DATASET EXTRACT:
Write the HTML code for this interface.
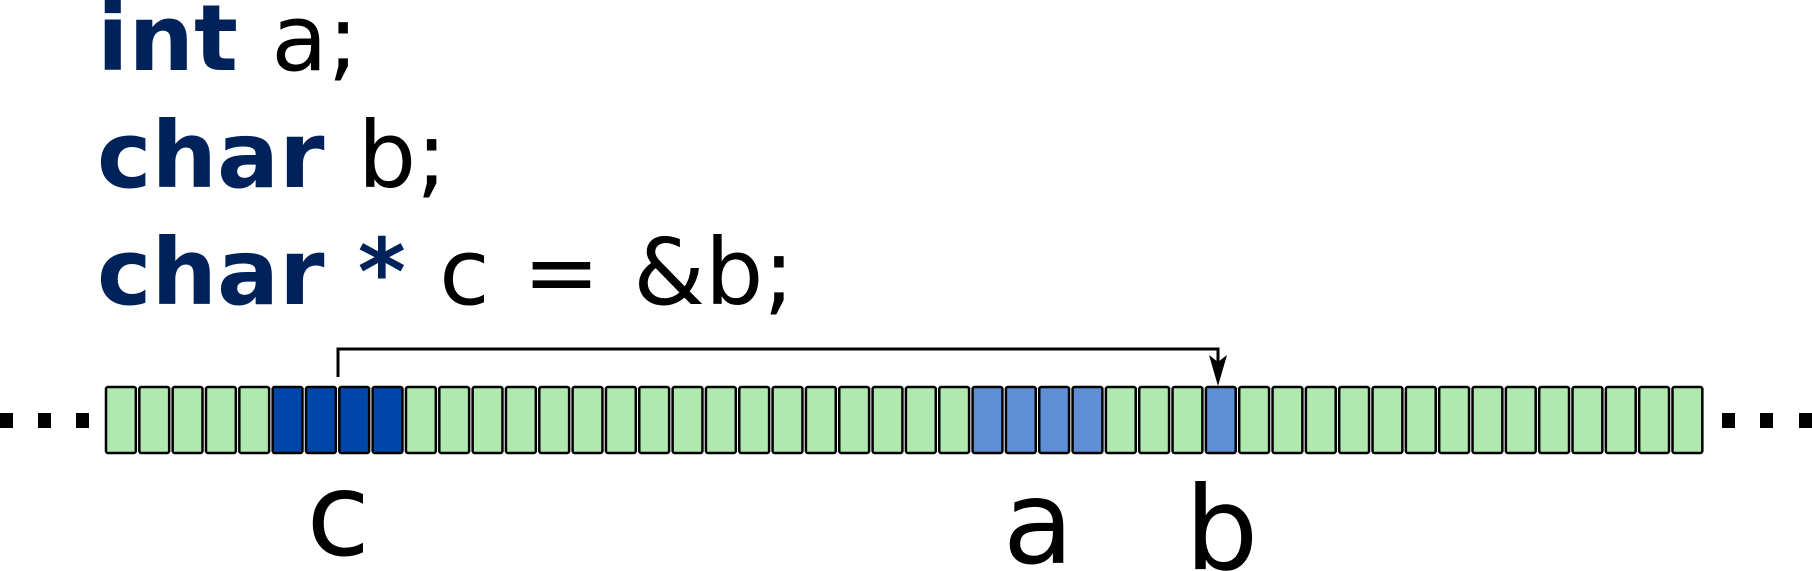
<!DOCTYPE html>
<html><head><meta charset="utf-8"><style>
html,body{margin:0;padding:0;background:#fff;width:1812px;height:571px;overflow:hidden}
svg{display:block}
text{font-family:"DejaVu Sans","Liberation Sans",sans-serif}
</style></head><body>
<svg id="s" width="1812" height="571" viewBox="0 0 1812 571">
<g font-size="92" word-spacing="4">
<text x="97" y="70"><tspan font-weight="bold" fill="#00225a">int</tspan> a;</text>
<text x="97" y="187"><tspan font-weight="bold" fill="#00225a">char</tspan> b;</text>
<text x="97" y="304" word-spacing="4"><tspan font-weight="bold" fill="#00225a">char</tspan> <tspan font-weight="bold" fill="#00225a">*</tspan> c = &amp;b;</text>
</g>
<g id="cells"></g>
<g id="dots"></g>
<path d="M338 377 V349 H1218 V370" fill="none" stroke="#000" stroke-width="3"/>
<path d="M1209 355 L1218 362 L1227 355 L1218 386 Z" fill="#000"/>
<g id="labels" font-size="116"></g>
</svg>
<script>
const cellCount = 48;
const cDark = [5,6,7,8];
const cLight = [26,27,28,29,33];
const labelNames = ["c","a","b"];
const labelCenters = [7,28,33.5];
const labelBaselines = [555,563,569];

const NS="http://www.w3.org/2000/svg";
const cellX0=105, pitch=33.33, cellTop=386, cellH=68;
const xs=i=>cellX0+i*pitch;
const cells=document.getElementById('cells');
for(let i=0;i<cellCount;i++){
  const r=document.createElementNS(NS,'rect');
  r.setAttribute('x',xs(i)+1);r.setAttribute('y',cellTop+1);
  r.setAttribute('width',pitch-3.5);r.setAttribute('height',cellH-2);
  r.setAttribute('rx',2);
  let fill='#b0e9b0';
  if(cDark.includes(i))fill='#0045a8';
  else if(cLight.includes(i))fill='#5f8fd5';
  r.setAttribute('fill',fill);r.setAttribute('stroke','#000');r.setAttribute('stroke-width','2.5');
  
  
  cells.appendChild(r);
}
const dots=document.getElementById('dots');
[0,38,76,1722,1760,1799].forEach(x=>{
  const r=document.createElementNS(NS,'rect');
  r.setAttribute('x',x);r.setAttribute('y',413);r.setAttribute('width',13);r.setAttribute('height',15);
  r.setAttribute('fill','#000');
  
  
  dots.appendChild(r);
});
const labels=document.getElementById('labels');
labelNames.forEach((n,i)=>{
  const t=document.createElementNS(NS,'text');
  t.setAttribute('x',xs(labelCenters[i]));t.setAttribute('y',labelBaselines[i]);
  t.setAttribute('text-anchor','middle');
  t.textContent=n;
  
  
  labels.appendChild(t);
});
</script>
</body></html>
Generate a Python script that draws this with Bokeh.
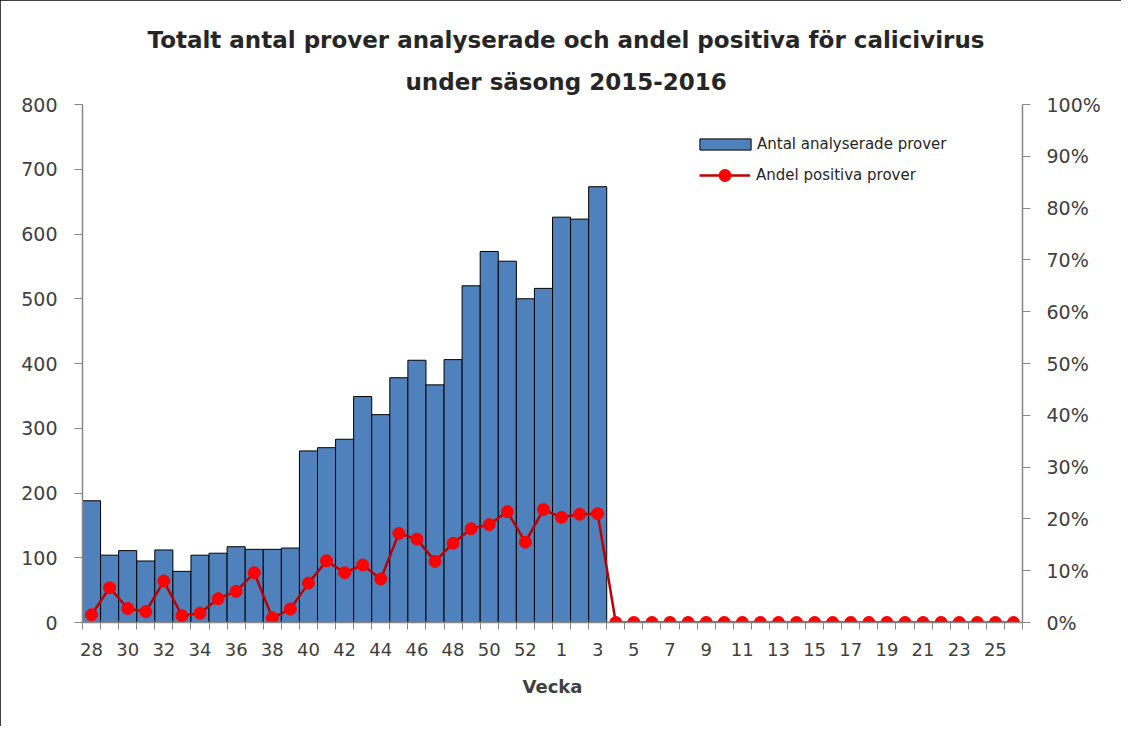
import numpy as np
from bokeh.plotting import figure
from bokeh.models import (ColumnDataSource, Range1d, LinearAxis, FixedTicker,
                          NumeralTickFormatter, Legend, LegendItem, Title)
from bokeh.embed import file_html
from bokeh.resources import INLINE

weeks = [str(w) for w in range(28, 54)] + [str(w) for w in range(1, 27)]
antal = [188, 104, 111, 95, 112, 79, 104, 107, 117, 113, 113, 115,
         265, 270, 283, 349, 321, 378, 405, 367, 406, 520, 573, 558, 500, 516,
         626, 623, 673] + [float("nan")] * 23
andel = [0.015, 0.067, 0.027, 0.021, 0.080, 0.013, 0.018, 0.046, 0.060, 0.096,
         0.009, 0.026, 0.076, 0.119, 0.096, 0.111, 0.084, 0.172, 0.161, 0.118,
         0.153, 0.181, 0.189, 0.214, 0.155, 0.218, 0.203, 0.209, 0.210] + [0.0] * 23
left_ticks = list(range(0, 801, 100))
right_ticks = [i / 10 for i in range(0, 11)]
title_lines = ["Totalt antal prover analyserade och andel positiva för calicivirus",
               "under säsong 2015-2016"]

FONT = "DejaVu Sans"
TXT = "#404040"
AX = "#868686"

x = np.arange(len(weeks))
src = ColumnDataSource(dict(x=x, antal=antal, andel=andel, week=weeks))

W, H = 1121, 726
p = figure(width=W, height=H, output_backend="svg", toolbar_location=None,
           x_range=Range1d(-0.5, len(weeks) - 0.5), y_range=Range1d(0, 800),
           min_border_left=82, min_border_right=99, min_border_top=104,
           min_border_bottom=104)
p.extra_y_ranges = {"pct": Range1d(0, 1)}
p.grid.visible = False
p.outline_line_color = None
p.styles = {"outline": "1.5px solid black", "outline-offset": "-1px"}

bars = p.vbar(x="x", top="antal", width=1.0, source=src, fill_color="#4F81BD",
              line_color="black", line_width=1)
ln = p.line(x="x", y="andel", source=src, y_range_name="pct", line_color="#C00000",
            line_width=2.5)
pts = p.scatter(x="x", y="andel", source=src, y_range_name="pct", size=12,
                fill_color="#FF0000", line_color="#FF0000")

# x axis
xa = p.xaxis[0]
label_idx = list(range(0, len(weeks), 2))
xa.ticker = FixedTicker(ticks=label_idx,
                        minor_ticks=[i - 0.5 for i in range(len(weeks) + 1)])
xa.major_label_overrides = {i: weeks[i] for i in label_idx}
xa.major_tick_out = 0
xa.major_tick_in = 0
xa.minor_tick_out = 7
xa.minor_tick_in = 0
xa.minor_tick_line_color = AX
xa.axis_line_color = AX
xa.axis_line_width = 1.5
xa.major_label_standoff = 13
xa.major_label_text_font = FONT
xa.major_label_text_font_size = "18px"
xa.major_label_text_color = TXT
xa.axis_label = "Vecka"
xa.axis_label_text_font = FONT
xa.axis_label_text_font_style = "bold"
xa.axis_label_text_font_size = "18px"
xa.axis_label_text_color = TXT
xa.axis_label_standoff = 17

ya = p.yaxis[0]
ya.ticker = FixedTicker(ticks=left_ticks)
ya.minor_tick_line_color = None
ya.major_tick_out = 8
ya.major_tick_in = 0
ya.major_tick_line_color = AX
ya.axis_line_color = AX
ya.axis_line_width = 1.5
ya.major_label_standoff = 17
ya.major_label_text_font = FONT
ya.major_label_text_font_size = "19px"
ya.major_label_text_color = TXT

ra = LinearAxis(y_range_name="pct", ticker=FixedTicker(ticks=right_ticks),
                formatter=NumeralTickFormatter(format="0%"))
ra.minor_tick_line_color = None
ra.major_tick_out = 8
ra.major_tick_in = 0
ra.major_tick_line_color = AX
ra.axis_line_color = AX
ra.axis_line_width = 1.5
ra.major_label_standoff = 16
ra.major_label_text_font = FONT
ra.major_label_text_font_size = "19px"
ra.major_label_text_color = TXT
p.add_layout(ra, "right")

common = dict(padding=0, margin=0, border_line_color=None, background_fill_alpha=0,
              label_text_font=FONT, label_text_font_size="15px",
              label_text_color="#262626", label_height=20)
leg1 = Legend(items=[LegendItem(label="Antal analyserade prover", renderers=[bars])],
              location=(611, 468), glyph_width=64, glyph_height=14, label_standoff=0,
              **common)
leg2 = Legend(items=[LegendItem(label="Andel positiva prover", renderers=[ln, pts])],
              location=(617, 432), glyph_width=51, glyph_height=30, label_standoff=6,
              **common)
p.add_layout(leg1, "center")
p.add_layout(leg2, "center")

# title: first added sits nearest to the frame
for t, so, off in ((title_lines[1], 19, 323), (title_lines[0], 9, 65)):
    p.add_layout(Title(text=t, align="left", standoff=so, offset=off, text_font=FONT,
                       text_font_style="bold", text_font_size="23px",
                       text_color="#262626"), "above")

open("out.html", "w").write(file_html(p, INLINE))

STATED TASK: Starting at the top of the listing above, please restate word for word each line up to and including the one that holds "r.setAttribute('fill','#000');", omitting every image.

EXPECTED OUTPUT:
Write the HTML code for this interface.
<!DOCTYPE html>
<html><head><meta charset="utf-8"><style>
html,body{margin:0;padding:0;background:#fff;width:1812px;height:571px;overflow:hidden}
svg{display:block}
text{font-family:"DejaVu Sans","Liberation Sans",sans-serif}
</style></head><body>
<svg id="s" width="1812" height="571" viewBox="0 0 1812 571">
<g font-size="92" word-spacing="4">
<text x="97" y="70"><tspan font-weight="bold" fill="#00225a">int</tspan> a;</text>
<text x="97" y="187"><tspan font-weight="bold" fill="#00225a">char</tspan> b;</text>
<text x="97" y="304" word-spacing="4"><tspan font-weight="bold" fill="#00225a">char</tspan> <tspan font-weight="bold" fill="#00225a">*</tspan> c = &amp;b;</text>
</g>
<g id="cells"></g>
<g id="dots"></g>
<path d="M338 377 V349 H1218 V370" fill="none" stroke="#000" stroke-width="3"/>
<path d="M1209 355 L1218 362 L1227 355 L1218 386 Z" fill="#000"/>
<g id="labels" font-size="116"></g>
</svg>
<script>
const cellCount = 48;
const cDark = [5,6,7,8];
const cLight = [26,27,28,29,33];
const labelNames = ["c","a","b"];
const labelCenters = [7,28,33.5];
const labelBaselines = [555,563,569];

const NS="http://www.w3.org/2000/svg";
const cellX0=105, pitch=33.33, cellTop=386, cellH=68;
const xs=i=>cellX0+i*pitch;
const cells=document.getElementById('cells');
for(let i=0;i<cellCount;i++){
  const r=document.createElementNS(NS,'rect');
  r.setAttribute('x',xs(i)+1);r.setAttribute('y',cellTop+1);
  r.setAttribute('width',pitch-3.5);r.setAttribute('height',cellH-2);
  r.setAttribute('rx',2);
  let fill='#b0e9b0';
  if(cDark.includes(i))fill='#0045a8';
  else if(cLight.includes(i))fill='#5f8fd5';
  r.setAttribute('fill',fill);r.setAttribute('stroke','#000');r.setAttribute('stroke-width','2.5');
  
  
  cells.appendChild(r);
}
const dots=document.getElementById('dots');
[0,38,76,1722,1760,1799].forEach(x=>{
  const r=document.createElementNS(NS,'rect');
  r.setAttribute('x',x);r.setAttribute('y',413);r.setAttribute('width',13);r.setAttribute('height',15);
  r.setAttribute('fill','#000');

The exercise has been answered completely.